Current market conditions are rooted in supply issues. Attainability, accessibility, affordability all flow from supply side measures. This proposal is a demand side measure that will inevitably cause more supply issues. Buyers tying up multiple properties. Sellers deciding to not bother selling given that they won't know how many times they're going to have to sell their homes. Buyers tying up properties and attempting to flip contracts with no intention of purchasing. Regardless of what many think, our regulatory environment is pretty damn stringent and provides the best level of consumer protection available. This proposal would only apply to the regulated industry, inevitably driving transactions to the unregulated side of the market, thereby stripping away all consumer protections - remember, this is proposed as a consumer protection measure first and foremost.
As for the pricing issue, it's a matter of law - real estate listings are an invitation to treat, not an offer of sale, hence the variability in sale price. It is what it is, we didn't make it up, if you can figure out how to change a few hundred years of common and contract law, go ahead. The dilemma today is that in a fast moving market, prices were very hard to predict, and this current cohort of buyers is now trained to add X$ to every list price, so agents who want to be accurate in their pricing jeopardize having the right buyers look at the property because proper price +X$ make it over priced in the eyes of the buyers that should be looking at it. Not an ideal situation but all market participants are equally responsible for this tactic, sellers ask for it, buyers expect it. I can assure you no one on the inside likes it.

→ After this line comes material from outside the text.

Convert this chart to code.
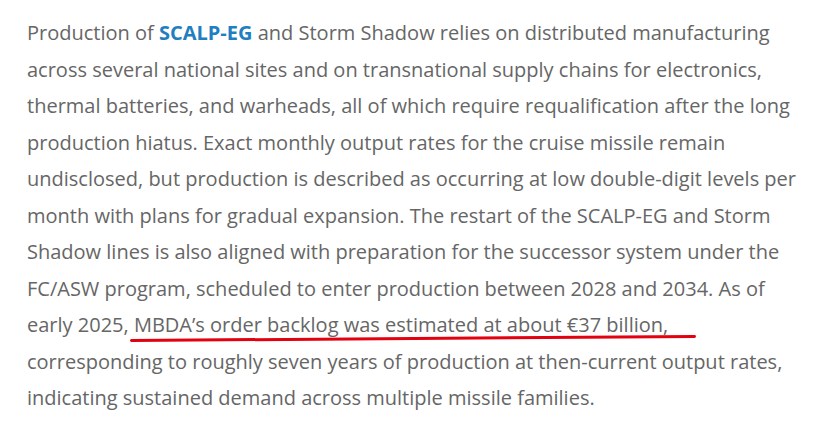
<!DOCTYPE html>
<html><head><meta charset="utf-8">
<script src="https://cdn.jsdelivr.net/npm/chart.js@4"></script>
<style>
html,body{margin:0;padding:0;background:#fff;width:831px;height:430px;overflow:hidden}
#txt{position:absolute;left:27px;top:15px;font-family:"Open Sans",sans-serif;font-size:20px;line-height:36.5px;color:#666;font-weight:400;white-space:nowrap}
#txt b{color:#1f7fc0;font-weight:700}
#ul{position:absolute;left:130px;top:339px;width:566px;height:3px;background:#e3000f;transform:rotate(-0.4deg);transform-origin:left center;border-radius:2px}
</style></head><body>
<div id="txt"></div>
<div id="ul"></div>
<script>
// paragraph lines, as wrapped in the reference
const lines = [
  'Production of <b>SCALP-EG</b> and Storm Shadow relies on distributed manufacturing',
  'across several national sites and on transnational supply chains for electronics,',
  'thermal batteries, and warheads, all of which require requalification after the long',
  'production hiatus. Exact monthly output rates for the cruise missile remain',
  'undisclosed, but production is described as occurring at low double-digit levels per',
  'month with plans for gradual expansion. The restart of the SCALP-EG and Storm',
  'Shadow lines is also aligned with preparation for the successor system under the',
  'FC/ASW program, scheduled to enter production between 2028 and 2034. As of',
  'early 2025, MBDA’s order backlog was estimated at about €37 billion,',
  'corresponding to roughly seven years of production at then-current output rates,',
  'indicating sustained demand across multiple missile families.'
];
document.getElementById('txt').innerHTML = lines.join('<br>');
</script>
</body></html>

Stop calling it blind bidding. There's nothing blind about it except that the personal, financial and private information of buyers is kept exactly that, private. Which is something we as Canadians have generally placed a high importance on. You know what you're offering on, you should have market comps and up to date data, you should have done your due diligence and you should be completely prepared for how its going to go in our current market. You're anything but blind. An offer is so much more than just money. You're not buying a carpet for the living room here. Its a closed offer process. The same one the Supreme Court of British Columbia uses. Good enough for them, should be good enough for us.
There is no evidence whatsoever that an open offer process would yield significantly different results than our current closed offer process. Of course you hear about someone freaking out and offering way higher than anyone else, but you hear about it because it is newsworthy, and it is newsworthy because it is exceptional. Guess what - it happens at live auctions as well. Jurisdictions with open offer processes-specifically Australia - have their own set of problems unique to their process. The reason they won't change to ours and why we shouldn't change to theirs is because all market participants in both markets know the rules of engagement and understand the process. Changing he sales process so fundamentally would simply swap our set of known issues for a set of completely unknown issues from a practice perspective. Consumer protection practices would go out the window. Here's the important bit - Australia's prices have experienced similar gains to ours and they're experiencing similar supply issues. Same results, different processes - probably not the processes...
...But you know, facts, who cares, real estate agents bad, real estate agents shady.
I'll close with the simple idea that policy should be developed after consultation and after evidence is gathered to support a policy direction. There has been no consultation and there simply is no evidence that this specific proposal, or anything to do with the sales process itself, will help with addressing our fundamental market issue, which all seem to agree, is supply.